What is needed: Transcribe every line from the top down to the line with "498.5, 498.5, 498.5];", both ends included, but not the pictures.

Data section:
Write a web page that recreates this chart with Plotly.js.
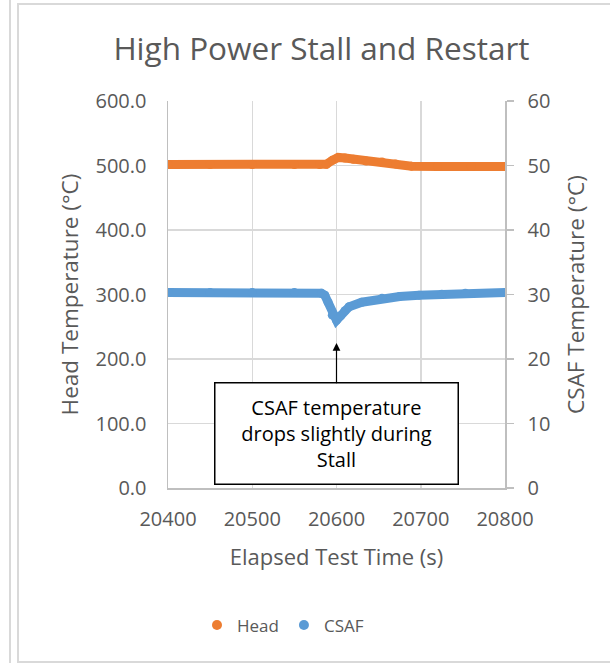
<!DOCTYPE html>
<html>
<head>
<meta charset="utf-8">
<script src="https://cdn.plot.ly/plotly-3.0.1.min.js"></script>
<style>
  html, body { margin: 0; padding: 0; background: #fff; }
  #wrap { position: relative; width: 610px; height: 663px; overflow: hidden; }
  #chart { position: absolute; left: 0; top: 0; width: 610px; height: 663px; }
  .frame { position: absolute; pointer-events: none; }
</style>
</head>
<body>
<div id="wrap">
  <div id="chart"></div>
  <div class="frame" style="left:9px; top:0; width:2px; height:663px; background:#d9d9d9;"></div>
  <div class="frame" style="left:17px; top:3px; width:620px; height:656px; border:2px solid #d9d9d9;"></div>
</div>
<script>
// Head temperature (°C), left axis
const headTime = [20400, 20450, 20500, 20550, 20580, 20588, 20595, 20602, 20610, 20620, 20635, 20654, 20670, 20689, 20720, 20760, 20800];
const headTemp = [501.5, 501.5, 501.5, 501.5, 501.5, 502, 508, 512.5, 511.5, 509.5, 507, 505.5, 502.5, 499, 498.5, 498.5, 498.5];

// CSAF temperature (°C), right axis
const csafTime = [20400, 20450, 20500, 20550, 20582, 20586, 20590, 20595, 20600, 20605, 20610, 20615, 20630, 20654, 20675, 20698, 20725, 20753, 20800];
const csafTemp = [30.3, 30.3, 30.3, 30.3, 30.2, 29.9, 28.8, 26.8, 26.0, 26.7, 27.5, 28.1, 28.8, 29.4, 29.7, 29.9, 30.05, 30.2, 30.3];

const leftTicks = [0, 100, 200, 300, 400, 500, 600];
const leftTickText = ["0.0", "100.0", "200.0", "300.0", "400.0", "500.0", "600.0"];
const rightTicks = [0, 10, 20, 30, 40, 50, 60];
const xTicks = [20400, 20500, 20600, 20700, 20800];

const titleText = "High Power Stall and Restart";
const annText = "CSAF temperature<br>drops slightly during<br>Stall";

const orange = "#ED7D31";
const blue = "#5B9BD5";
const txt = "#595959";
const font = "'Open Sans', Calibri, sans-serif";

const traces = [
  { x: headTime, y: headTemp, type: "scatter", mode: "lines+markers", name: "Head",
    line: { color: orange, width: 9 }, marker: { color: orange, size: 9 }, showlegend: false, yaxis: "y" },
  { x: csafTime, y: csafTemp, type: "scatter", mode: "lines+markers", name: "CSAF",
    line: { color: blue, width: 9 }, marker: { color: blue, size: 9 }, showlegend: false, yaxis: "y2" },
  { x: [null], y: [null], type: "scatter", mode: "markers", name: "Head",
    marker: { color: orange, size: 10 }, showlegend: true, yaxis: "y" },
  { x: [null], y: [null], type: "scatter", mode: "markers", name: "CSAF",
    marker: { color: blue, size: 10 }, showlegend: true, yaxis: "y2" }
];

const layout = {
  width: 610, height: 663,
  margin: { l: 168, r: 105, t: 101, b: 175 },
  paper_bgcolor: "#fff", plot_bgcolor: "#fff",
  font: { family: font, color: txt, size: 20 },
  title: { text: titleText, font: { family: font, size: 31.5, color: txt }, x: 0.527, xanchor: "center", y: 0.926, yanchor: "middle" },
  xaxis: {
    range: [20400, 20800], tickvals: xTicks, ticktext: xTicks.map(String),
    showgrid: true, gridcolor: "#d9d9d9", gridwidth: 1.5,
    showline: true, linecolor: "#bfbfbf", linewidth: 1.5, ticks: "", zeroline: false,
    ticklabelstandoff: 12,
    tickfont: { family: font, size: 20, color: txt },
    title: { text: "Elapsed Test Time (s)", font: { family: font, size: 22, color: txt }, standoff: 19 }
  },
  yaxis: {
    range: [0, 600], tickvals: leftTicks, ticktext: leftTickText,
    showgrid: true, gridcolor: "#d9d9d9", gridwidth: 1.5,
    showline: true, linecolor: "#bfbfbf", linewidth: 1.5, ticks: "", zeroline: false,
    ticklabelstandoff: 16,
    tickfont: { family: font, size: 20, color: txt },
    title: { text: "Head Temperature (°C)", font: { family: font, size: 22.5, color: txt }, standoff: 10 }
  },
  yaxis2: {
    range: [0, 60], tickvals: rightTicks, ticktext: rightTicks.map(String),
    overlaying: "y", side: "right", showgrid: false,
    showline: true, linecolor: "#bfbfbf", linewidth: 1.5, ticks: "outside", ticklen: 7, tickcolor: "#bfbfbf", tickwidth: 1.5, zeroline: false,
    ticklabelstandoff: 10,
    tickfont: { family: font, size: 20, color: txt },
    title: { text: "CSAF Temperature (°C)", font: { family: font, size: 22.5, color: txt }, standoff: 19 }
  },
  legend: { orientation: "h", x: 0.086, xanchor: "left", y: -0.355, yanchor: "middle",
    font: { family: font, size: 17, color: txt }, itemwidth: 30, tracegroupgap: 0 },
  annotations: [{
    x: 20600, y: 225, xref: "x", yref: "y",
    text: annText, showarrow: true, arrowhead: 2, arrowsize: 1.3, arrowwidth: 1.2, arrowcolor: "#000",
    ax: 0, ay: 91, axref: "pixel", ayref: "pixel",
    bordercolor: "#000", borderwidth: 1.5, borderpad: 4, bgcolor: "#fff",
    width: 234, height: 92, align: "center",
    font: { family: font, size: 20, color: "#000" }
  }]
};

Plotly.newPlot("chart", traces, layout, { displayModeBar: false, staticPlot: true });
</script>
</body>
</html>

Solution:
Write a web page that recreates this chart with Plotly.js.
<!DOCTYPE html>
<html>
<head>
<meta charset="utf-8">
<script src="https://cdn.plot.ly/plotly-3.0.1.min.js"></script>
<style>
  html, body { margin: 0; padding: 0; background: #fff; }
  #wrap { position: relative; width: 610px; height: 663px; overflow: hidden; }
  #chart { position: absolute; left: 0; top: 0; width: 610px; height: 663px; }
  .frame { position: absolute; pointer-events: none; }
</style>
</head>
<body>
<div id="wrap">
  <div id="chart"></div>
  <div class="frame" style="left:9px; top:0; width:2px; height:663px; background:#d9d9d9;"></div>
  <div class="frame" style="left:17px; top:3px; width:620px; height:656px; border:2px solid #d9d9d9;"></div>
</div>
<script>
// Head temperature (°C), left axis
const headTime = [20400, 20450, 20500, 20550, 20580, 20588, 20595, 20602, 20610, 20620, 20635, 20654, 20670, 20689, 20720, 20760, 20800];
const headTemp = [501.5, 501.5, 501.5, 501.5, 501.5, 502, 508, 512.5, 511.5, 509.5, 507, 505.5, 502.5, 499, 498.5, 498.5, 498.5];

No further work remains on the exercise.